Un sábado triste de morir, el compromiso con el pueblo de Patricia ha muerto. Un hombre bueno ha muerto y ha muerto su alimento. La sonrisa, la alegría, el abrazo fraternal. Un hombre que, además de bueno, era el respeto del
pueblo. Con él se fue la memoria. El testimonio de momentos irrecuperables. El coraje que avivaba la esperanza para que no se hiciera tarde.
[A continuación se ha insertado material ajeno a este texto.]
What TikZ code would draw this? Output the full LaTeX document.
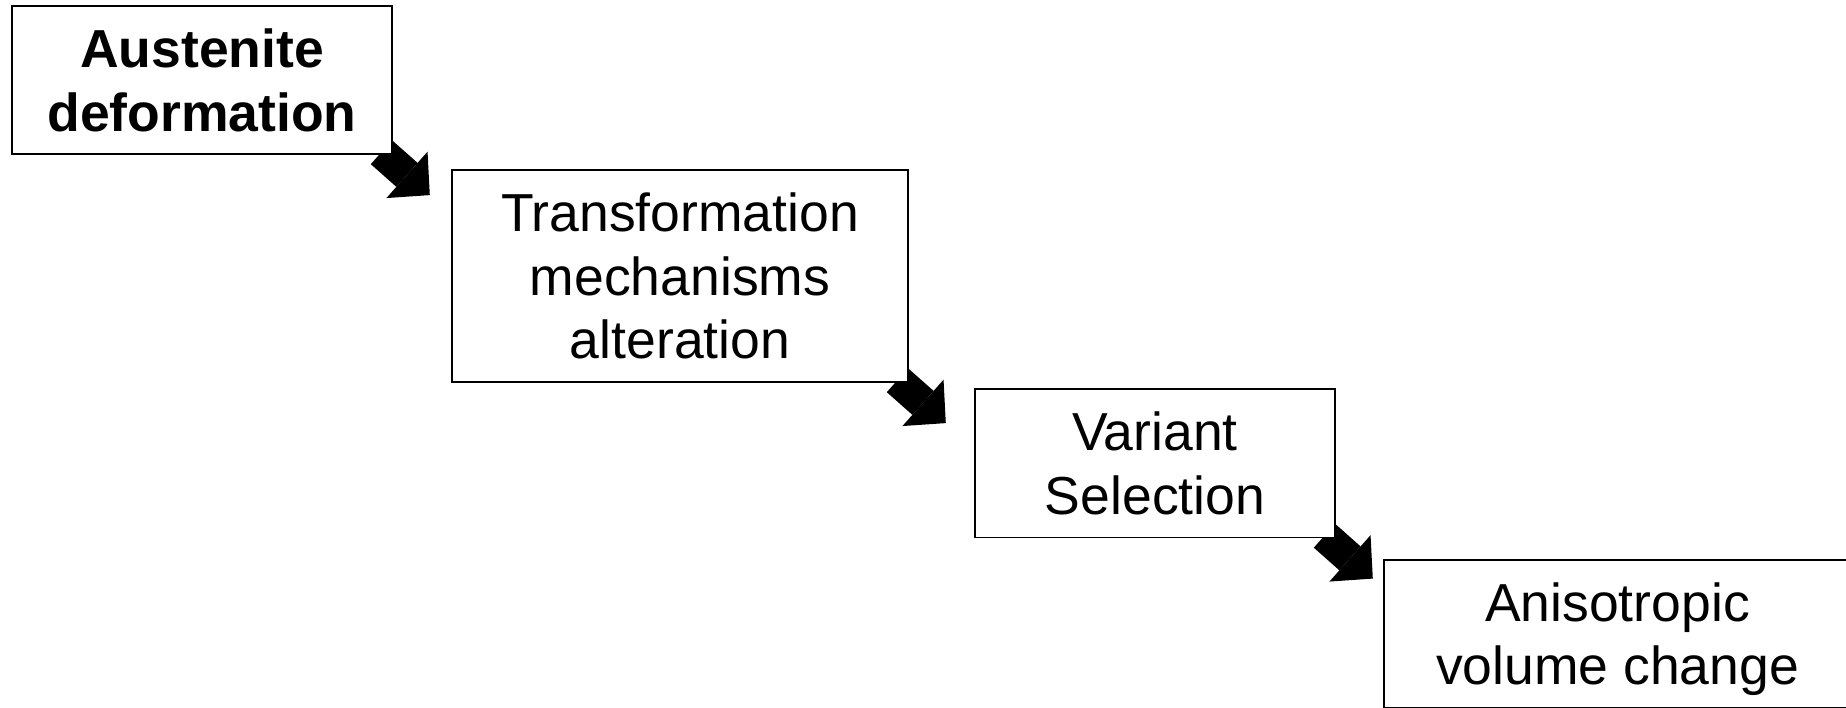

El día amanecía con él al cuidado de su campo de naranjos. Todos sus asuntos inaplazables tenían que ver con su campo. Raro era el día que no coincidíamos en la panadería. Recuerdo de su boca su penúltimo suspiro. Días atrás, caminando un sendero cercano a su campo, el miedo me obligó a adentrarme en él. Andaba con Ian, vi su coche y me faltó su apresurado saludo. El sol era de justicia y no estaba o no lo vi, pero no me saludó. Malo, pensé. Y grité su nombre. El miedo pasó a ser susto cuando lo vi arrastrando ramas entre los naranjos. Ni la mañana ni el esfuerzo era apropiado a su edad. Nos vimos, le regañé y se rio. De fijo que la regañina le hizo pensar que tenía razón aunque no me la dio. Había que arrastrar las ramas y quemarlas, a pesar del bochorno y los años: por encima de su vida. Un hombre bueno ha muerto. Paz a los restos. Gracias.